Dans ce premier roman d'une série de sept livres, Asta Olivia Nordenhof plante le décor de cette saga qui porte sur l'incendie volontaire du ferry "Scandinavian Star" en 1990. A travers cet incendie, elle décrypte les usages d'une société qui broie ses citoyens, d'un système de consommation et les travers du monde actuel.
Le 7 mars 1990, entre Oslo et le Danemark, un incendie ravage le Scandinavian Star entraînant la mort de 159 passagers à bord. L'enquête révèle que cet incendie est volontaire, débouchant sur une arnaque aux assurances de la part des armateurs et propriétaires du bateau.
Dans ce premier roman, l'auteure met en scène deux personnages, Kurt et Maggie, perdus dans un mariage et dans une vie où joindre les deux bouts est difficile. Pour s'en sortir, Kurt va investir dans le Scandinavian Star mais c'est sans se douter des conséquences.
Les conditions d'un drame
Pour relater ce drame, Asta Olivia Nordenhof introduit des personnages fictifs. Kurt, propriétaire d'une compagnie de bus et Maggie, sa femme, qui vivent comme ils peuvent à Odense, une existence assez morose entre les problèmes d'argent et l'ennui autant chacun de leur côté que dans leur couple.
D'un côté, Kurt, homme idéaliste mais un peu perdu dans sa vie de conducteur de bus, n'a pas beaucoup de passion, ni beaucoup de désir. Il se traîne dans une existence qui lui paraît un peu longue. Après un premier mariage qui s'est soldé par un échec, il rencontre Maggie. Maggie, elle, est frappée par la beauté de Kurt après une vie de débauche, de voyage malgré elle.
"C'est quoi l'amour ? Maggie me regarde avec un visage pareil à une prière sans contenu. Comme s'il ne restait que la seule forme de la prière, un contour infernal. Je ne sais pas, chère Maggie. Raconte, pour que je puisse l'écrire."
Les deux personnages ont un côté lyrique. Maggie vit en révant d'ailleurs, elle ressasse sa vie, en pensant à d'autres villes, en pensant à d'autres hommes. Kurt, lui, s'imagine partout sauf au volant d'un bus. Dans ce grand roman tragique, le couple sert d'argument politique à l'auteure. Elle montre comment l'appât du gain, comment l'opportunité de faire fructifier son argent va entraîner Kurt dans une sombre histoire. C'est un roman social, et pas seulement un roman sur un fait divers : Asta Olivia Nordenhof se sert de cette arnaque pour montrer que ce grand coup monté ne fait que refléter la société actuelle - les plus riches peuvent contrôler les plus faibles.
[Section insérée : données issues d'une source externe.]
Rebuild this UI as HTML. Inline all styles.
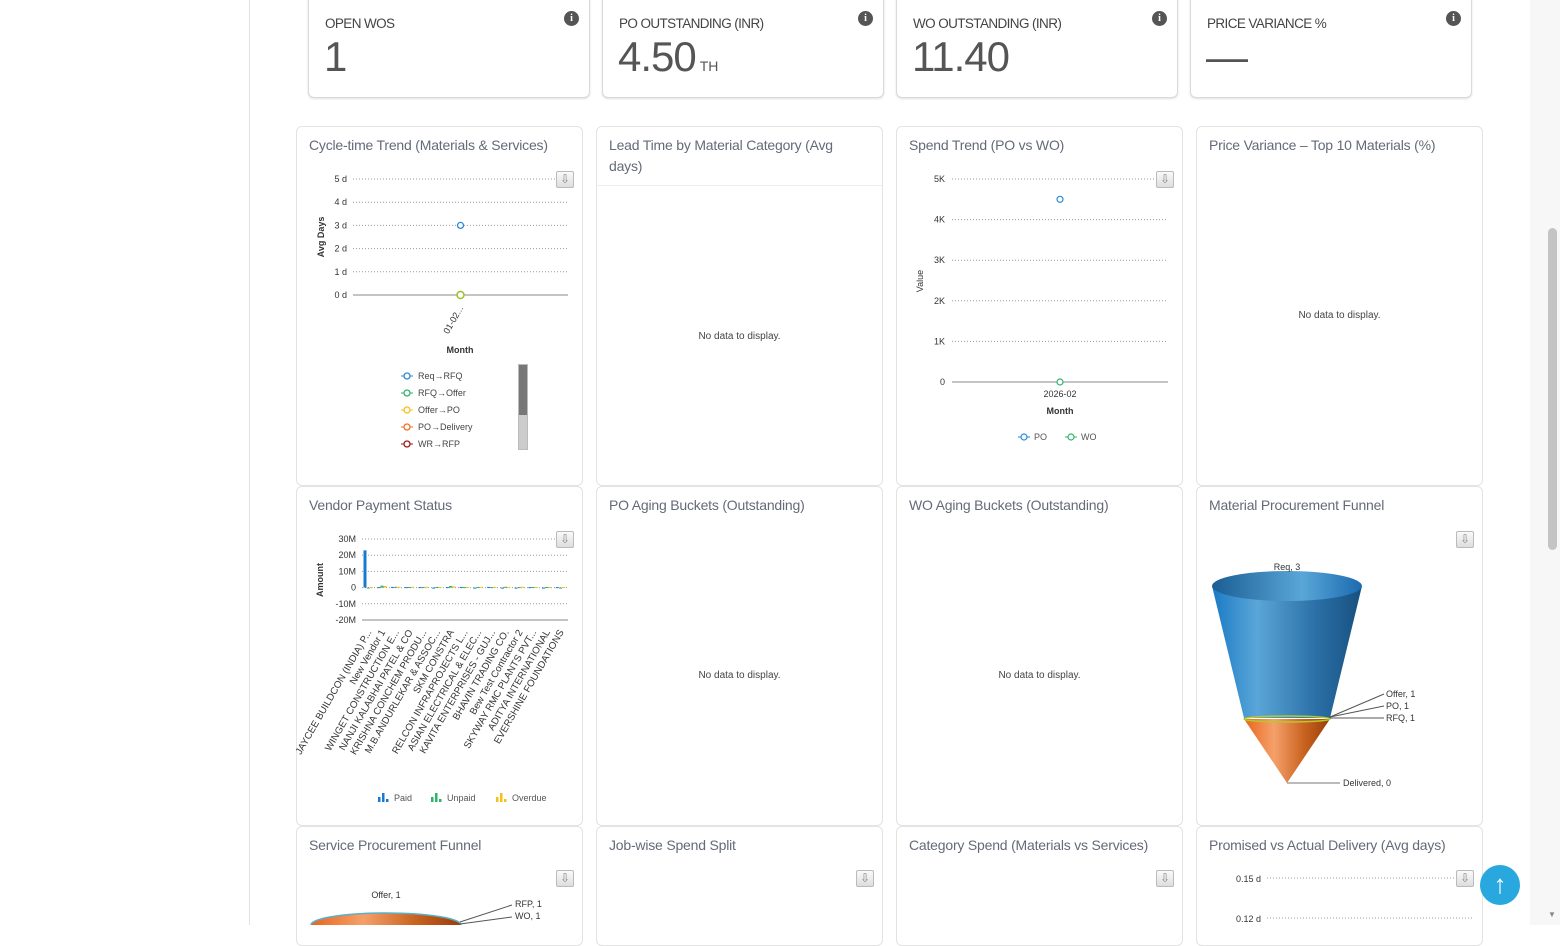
<!DOCTYPE html>
<html><head><meta charset="utf-8">
<style>
*{box-sizing:border-box;margin:0;padding:0}
body{width:1560px;height:925px;overflow:hidden;background:#fff;font-family:"Liberation Sans",sans-serif;position:relative}
.side{position:absolute;left:0;top:0;width:250px;height:925px;border-right:1px solid #e2e2e2;background:#fff}
.kpi{position:absolute;top:-6px;width:282px;height:104px;border:1px solid #d9d9d9;border-radius:6px;background:#fff;box-shadow:0 1px 2px rgba(0,0,0,.12)}
.kpi .t{position:absolute;left:16px;top:21px;font-size:13.5px;color:#444;letter-spacing:-0.6px}
.kpi .v{position:absolute;left:15px;top:38px;font-size:42px;color:#555;letter-spacing:-1px}
.kpi .v small{font-size:14px;letter-spacing:0;margin-left:4px}
.kpi .i{position:absolute;right:10px;top:16px;width:15px;height:15px;border-radius:50%;background:#555;color:#fff;font-size:10px;font-weight:bold;text-align:center;line-height:15px;font-family:"Liberation Serif",serif}
.card{position:absolute;width:287px;border:1px solid #e3e3e3;border-radius:6px;background:#fff}
.card .t{position:absolute;left:12px;top:8px;font-size:14px;color:#646a78;line-height:21px;width:260px;letter-spacing:-0.2px}
.nd{position:absolute;width:100%;text-align:center;font-size:10px;color:#444}
.dl{position:absolute;width:18px;height:17px;border:1px solid #bbb;border-radius:2px;background:linear-gradient(#fafafa,#ddd)}
.dl:after{content:"⇩";position:absolute;left:3px;top:0;font-size:12px;color:#888}
svg text{font-family:"Liberation Sans",sans-serif}
</style></head><body>
<div class="side"></div>

<div class="kpi" style="left:308px"><div class="t">OPEN WOS</div><div class="v">1</div><div class="i">i</div></div>
<div class="kpi" style="left:602px"><div class="t">PO OUTSTANDING (INR)</div><div class="v">4.50<small>TH</small></div><div class="i">i</div></div>
<div class="kpi" style="left:896px"><div class="t">WO OUTSTANDING (INR)</div><div class="v">11.40</div><div class="i">i</div></div>
<div class="kpi" style="left:1190px"><div class="t">PRICE VARIANCE %</div><div class="v">—</div><div class="i">i</div></div>

<div class="card" style="left:296px;top:126px;height:360px"><div class="t">Cycle-time Trend (Materials &amp; Services)</div></div>
<div class="card" style="left:596px;top:126px;height:360px"><div class="t">Lead Time by Material Category (Avg days)</div><div style="position:absolute;left:0;right:0;top:58px;border-top:1px solid #eee"></div><div class="nd" style="top:204px">No data to display.</div></div>
<div class="card" style="left:896px;top:126px;height:360px"><div class="t">Spend Trend (PO vs WO)</div></div>
<div class="card" style="left:1196px;top:126px;height:360px"><div class="t">Price Variance – Top 10 Materials (%)</div><div class="nd" style="top:183px">No data to display.</div></div>
<div class="card" style="left:296px;top:486px;height:340px"><div class="t">Vendor Payment Status</div></div>
<div class="card" style="left:596px;top:486px;height:340px"><div class="t">PO Aging Buckets (Outstanding)</div><div class="nd" style="top:183px">No data to display.</div></div>
<div class="card" style="left:896px;top:486px;height:340px"><div class="t">WO Aging Buckets (Outstanding)</div><div class="nd" style="top:183px">No data to display.</div></div>
<div class="card" style="left:1196px;top:486px;height:340px"><div class="t">Material Procurement Funnel</div></div>
<div class="card" style="left:296px;top:826px;height:120px"><div class="t">Service Procurement Funnel</div></div>
<div class="card" style="left:596px;top:826px;height:120px"><div class="t">Job-wise Spend Split</div></div>
<div class="card" style="left:896px;top:826px;height:120px"><div class="t">Category Spend (Materials vs Services)</div></div>
<div class="card" style="left:1196px;top:826px;height:120px"><div class="t">Promised vs Actual Delivery (Avg days)</div></div>

<svg id="ov" width="1560" height="925" style="position:absolute;left:0;top:0">
<defs>
<linearGradient id="gb" x1="0" x2="1"><stop offset="0" stop-color="#1a7ac4"/><stop offset=".3" stop-color="#5aa6d8"/><stop offset=".7" stop-color="#2a6fa6"/><stop offset="1" stop-color="#17507e"/></linearGradient>
<linearGradient id="gbt" x1="0" x2="1"><stop offset="0" stop-color="#1a5e94"/><stop offset=".6" stop-color="#5aa6d8"/><stop offset="1" stop-color="#1a6bb0"/></linearGradient>
<linearGradient id="go" x1="0" x2="1"><stop offset="0" stop-color="#e8661e"/><stop offset=".35" stop-color="#f5a06a"/><stop offset=".7" stop-color="#c8621f"/><stop offset="1" stop-color="#9a3d0a"/></linearGradient>
</defs>
<g id="g"></g>
<g>
<path d="M1212,586 L1362,586 L1330,718 L1244,718 Z" fill="url(#gb)"/>
<ellipse cx="1287" cy="586" rx="75" ry="15" fill="url(#gbt)"/>
<path d="M1244,719 L1330,719 L1287,783 Z" fill="url(#go)"/>
<ellipse cx="1287" cy="719" rx="43" ry="3" fill="none" stroke="#b5c92a" stroke-width="1.5"/>
<text x="1287" y="570" font-size="9" text-anchor="middle" fill="#333">Req, 3</text>
<polyline points="1330,717 1384,694" stroke="#555" fill="none"/><polyline points="1330,717 1384,706" stroke="#555" fill="none"/><polyline points="1330,718 1384,718" stroke="#555" fill="none"/>
<text x="1386" y="697" font-size="9" fill="#333">Offer, 1</text><text x="1386" y="709" font-size="9" fill="#333">PO, 1</text><text x="1386" y="721" font-size="9" fill="#333">RFQ, 1</text>
<line x1="1287" y1="783" x2="1340" y2="783" stroke="#777"/><text x="1343" y="786" font-size="9" fill="#333">Delivered, 0</text>
</g>
<g>
<ellipse cx="386" cy="925" rx="75" ry="12" fill="url(#go)" stroke="#5ab0c8" stroke-width="1.5"/>
<text x="386" y="898" font-size="9" text-anchor="middle" fill="#333">Offer, 1</text>
<polyline points="460,922 512,905" stroke="#555" fill="none"/><polyline points="460,924 512,917" stroke="#555" fill="none"/>
<text x="515" y="907" font-size="9" fill="#333">RFP, 1</text><text x="515" y="919" font-size="9" fill="#333">WO, 1</text>
</g>
<g>
<text x="1261" y="882" font-size="9" text-anchor="end" fill="#333">0.15 d</text><line x1="1267" y1="878" x2="1472" y2="878" stroke="#999" stroke-dasharray="1,2"/>
<text x="1261" y="922" font-size="9" text-anchor="end" fill="#333">0.12 d</text><line x1="1267" y1="918" x2="1472" y2="918" stroke="#999" stroke-dasharray="1,2"/>
</g>
</svg>

<div class="dl" style="left:556px;top:171px"></div>
<div class="dl" style="left:1156px;top:171px"></div>
<div class="dl" style="left:556px;top:531px"></div>
<div class="dl" style="left:1456px;top:531px"></div>
<div class="dl" style="left:556px;top:870px"></div>
<div class="dl" style="left:856px;top:870px"></div>
<div class="dl" style="left:1156px;top:870px"></div>
<div class="dl" style="left:1456px;top:870px"></div>

<div style="position:absolute;left:518px;top:364px;width:10px;height:86px;border:1px solid #bbb;background:#ccc"><div style="height:50px;background:#777"></div></div>
<div style="position:absolute;left:1480px;top:865px;width:40px;height:40px;border-radius:50%;background:#29a8e0;color:#fff;font-size:26px;text-align:center;line-height:38px">↑</div>
<div style="position:absolute;left:1530px;top:0;width:30px;height:925px;background:#f7f7f7"><div style="position:absolute;left:18px;top:228px;width:9px;height:322px;border-radius:5px;background:#c4c4c4"></div><div style="position:absolute;left:18px;top:910px;font-size:8px;color:#888">▼</div></div>

<script>
const ctMonths=["01-02..."];
const ctReqRfq=[3];
const ctRfqOffer=[0];
const ctTicks=[0,1,2,3,4,5];
const stMonths=["2026-02"];
const stPO=[4500];
const stWO=[0];
const stTicks=[0,1000,2000,3000,4000,5000];
const stTickLabels=["0","1K","2K","3K","4K","5K"];
const vpVendors=["JAYCEE BUILDCON (INDIA) P...","New Vendor 1","WINGET CONSTRUCTION E...","NANJI KALABHAI PATEL & CO","KRISHNA CONCHEM PRODU...","M.B.ANDURLEKAR & ASSOC...","SKM CONSTRA","RELCON INFRAPROJECTS L...","ASIAN ELECTRICAL & ELEC...","KAVITA ENTERPRISES - GUJ...","BHAVIN TRADING CO.","Bew Test Contractor 2","SKYWAY RMC PLANTS PVT...","ADITYA INTERNATIONAL","EVERSHINE FOUNDATIONS"];
const vpPaid=[23,0.3,0.4,0.3,0.3,-0.4,0.3,0.4,-0.3,0.4,-0.5,-0.4,0.3,-0.3,0.3];
const vpUnpaid=[-0.6,1.2,0.5,0.4,0.4,0.4,1.0,0.3,0.4,0.3,0.5,0.3,0.4,0.4,-0.3];
const vpOverdue=[0.3,1.0,0.5,0.5,0.5,0.4,0.8,0.4,0.5,0.5,0.4,0.5,0.4,0.4,0.4];
const vpTicks=[-20,-10,0,10,20,30];
const vpTickLabels=["-20M","-10M","0","10M","20M","30M"];

const NS="http://www.w3.org/2000/svg";
const G=document.getElementById('g');
function mk(tag,at,txt){const e=document.createElementNS(NS,tag);for(const k in at)e.setAttribute(k,at[k]);if(txt!==undefined)e.textContent=txt;G.appendChild(e);return e;}
function lin(d0,d1,r0,r1){return v=>r0+(v-d0)*(r1-r0)/(d1-d0);}

(function(){
 const y=lin(0,5,295,179), x0=353,x1=568;
 const xb=i=>x0+(x1-x0)*(i+0.5)/ctMonths.length;
 ctTicks.forEach(t=>{const l=mk('line',{x1:x0,x2:x1,y1:y(t),y2:y(t),stroke:t===0?'#888':'#999','stroke-dasharray':t===0?'':'1,2'});
  
  
  const tx=mk('text',{x:347,y:y(t)+3,'font-size':9,'text-anchor':'end',fill:'#333'},t+' d');
  
  });
 const yt=mk('text',{x:324,y:237,'font-size':9,'font-weight':'bold','text-anchor':'middle',fill:'#333',transform:'rotate(-90 324 237)'},'Avg Days');
 
 
 ctMonths.forEach((m,i)=>{const cx=xb(i);
  const lb=mk('text',{x:cx+3,y:308,'font-size':9,'text-anchor':'end',fill:'#333',transform:`rotate(-60 ${cx+3} 308)`},m);
  
  
  const p1=mk('circle',{cx:cx,cy:y(ctReqRfq[i]),r:3,fill:'#fff',stroke:'#2a8ad8','stroke-width':1.3});
  
  
  const p2=mk('circle',{cx:cx,cy:y(ctRfqOffer[i]),r:3.5,fill:'#fff',stroke:'#9abf2a','stroke-width':1.5});
  
  });
 const xt=mk('text',{x:460,y:353,'font-size':9,'font-weight':'bold','text-anchor':'middle',fill:'#333'},'Month');
 
 
 const lg=[['Req→RFQ','#2a8ad8'],['RFQ→Offer','#2fb36a'],['Offer→PO','#f2c21a'],['PO→Delivery','#f07020'],['WR→RFP','#a01818']];
 lg.forEach((l,i)=>{const yy=376+i*17;
  mk('line',{x1:401,x2:413,y1:yy,y2:yy,stroke:l[1]});
  const c=mk('circle',{cx:407,cy:yy,r:3,fill:'#fff',stroke:l[1],'stroke-width':1.3});
  
  
  const t=mk('text',{x:418,y:yy+3,'font-size':9,fill:'#444'},l[0]);
  
  });
})();

(function(){
 const y=lin(0,5000,382,179), x0=952,x1=1168;
 const xb=i=>x0+(x1-x0)*(i+0.5)/stMonths.length;
 stTicks.forEach((t,k)=>{const l=mk('line',{x1:x0,x2:x1,y1:y(t),y2:y(t),stroke:t===0?'#888':'#999','stroke-dasharray':t===0?'':'1,2'});
  
  
  const tx=mk('text',{x:945,y:y(t)+3,'font-size':9,'text-anchor':'end',fill:'#333'},stTickLabels[k]);
  
  });
 const yt=mk('text',{x:923,y:281,'font-size':9,'text-anchor':'middle',fill:'#333',transform:'rotate(-90 923 281)'},'Value');
 
 
 stMonths.forEach((m,i)=>{const cx=xb(i);
  const lb=mk('text',{x:cx,y:397,'font-size':9,'text-anchor':'middle',fill:'#333'},m);
  
  
  const p1=mk('circle',{cx:cx,cy:y(stPO[i]),r:3,fill:'#fff',stroke:'#2a8ad8','stroke-width':1.2});
  
  
  const p2=mk('circle',{cx:cx,cy:y(stWO[i]),r:3,fill:'#fff',stroke:'#2fb36a','stroke-width':1.2});
  
  });
 const xt=mk('text',{x:1060,y:414,'font-size':9,'font-weight':'bold','text-anchor':'middle',fill:'#333'},'Month');
 
 
 [['PO','#2a8ad8',1024],['WO','#2fb36a',1071]].forEach(l=>{
  mk('line',{x1:l[2]-6,x2:l[2]+6,y1:437,y2:437,stroke:l[1]});
  mk('circle',{cx:l[2],cy:437,r:3,fill:'#fff',stroke:l[1],'stroke-width':1.2});
  const t=mk('text',{x:l[2]+10,y:440,'font-size':9,fill:'#555'},l[0]);
  
  });
})();

(function(){
 const y=lin(-20,30,620,539), x0=362,x1=568;
 const bw=(x1-x0)/vpVendors.length;
 vpTicks.forEach((t,k)=>{const base=t===-20;
  const l=mk('line',{x1:x0,x2:x1,y1:y(t),y2:y(t),stroke:base?'#888':'#999','stroke-dasharray':base?'':'1,2'});
  
  
  const tx=mk('text',{x:356,y:y(t)+3,'font-size':9,'text-anchor':'end',fill:'#333'},vpTickLabels[k]);
  
  });
 const yt=mk('text',{x:323,y:580,'font-size':9,'font-weight':'bold','text-anchor':'middle',fill:'#333',transform:'rotate(-90 323 580)'},'Amount');
 
 
 const series=[[vpPaid,'#1a7ad0','bar-paid'],[vpUnpaid,'#2fb36a','bar-unpaid'],[vpOverdue,'#f2c21a','bar-overdue']];
 vpVendors.forEach((v,i)=>{const bx=x0+i*bw+1.5;
  series.forEach((s,j)=>{const val=s[0][i];const a=y(Math.max(val,0)),b=y(Math.min(val,0));
   const r=mk('rect',{x:bx+j*3.2,y:a,width:3,height:Math.max(b-a,1),fill:s[1]});
   
   });
  const cx=x0+(i+0.5)*bw+3;
  const lb=mk('text',{x:cx,y:632,'font-size':9.8,'text-anchor':'end',fill:'#333',transform:`rotate(-60 ${cx} 632)`},v);
  
  });
 [['Paid','#1a7ad0',378],['Unpaid','#2fb36a',431],['Overdue','#f2c21a',496]].forEach(l=>{
  [[0,5],[4,9],[8,3]].forEach(b=>mk('rect',{x:l[2]+b[0],y:802-b[1],width:2.5,height:b[1],fill:l[1]}));
  const t=mk('text',{x:l[2]+16,y:801,'font-size':9,fill:'#555'},l[0]);
  
  });
})();
</script>
</body></html>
Une saga aux accents de vérité
Histoire vraie, Asta Olivia Nordenhof revient sur un drame qui a coûté la vie de 159 personnes pour de l'argent. Partant de ce constat, l'auteure construit un récit comme une enquête sur les conditions qui ont mené à ce drame et comment cet incendie a aussi eu un impact sur des personnes de la société civile dans cette grande arnaque.
« Cent cinquante-neuf personnes périrent. Il est malheureusement vraisemblable qu'elles soient mortes parce que d'autres désiraient réaliser une plus-value financière »
Entre les pages de récit sur Kurt et Maggie, c'est une enquête journalistique qui apparaît. Asta Olivia Nordenhof nous donne sa version des faits, elle raconte la grande histoire du bateau. Les magouilles financières des différents propriétaires du bateau en passant par la personnalité de ceux-là, elle dresse un portrait complet de l'affaire.
« Quelque chose et quelques personnes peuvent avoir à mourir pour que d'autres puissent y gagner. Telle est l'idée. Le capitalisme est un massacre ».
C'est un projet ambitieux que monte l'auteure, et c'est aussi rendre justice aux morts dans l'incendie.
Un grand début de saga pour un tableau d'un drame et de la société malade dans laquelle nous vivons.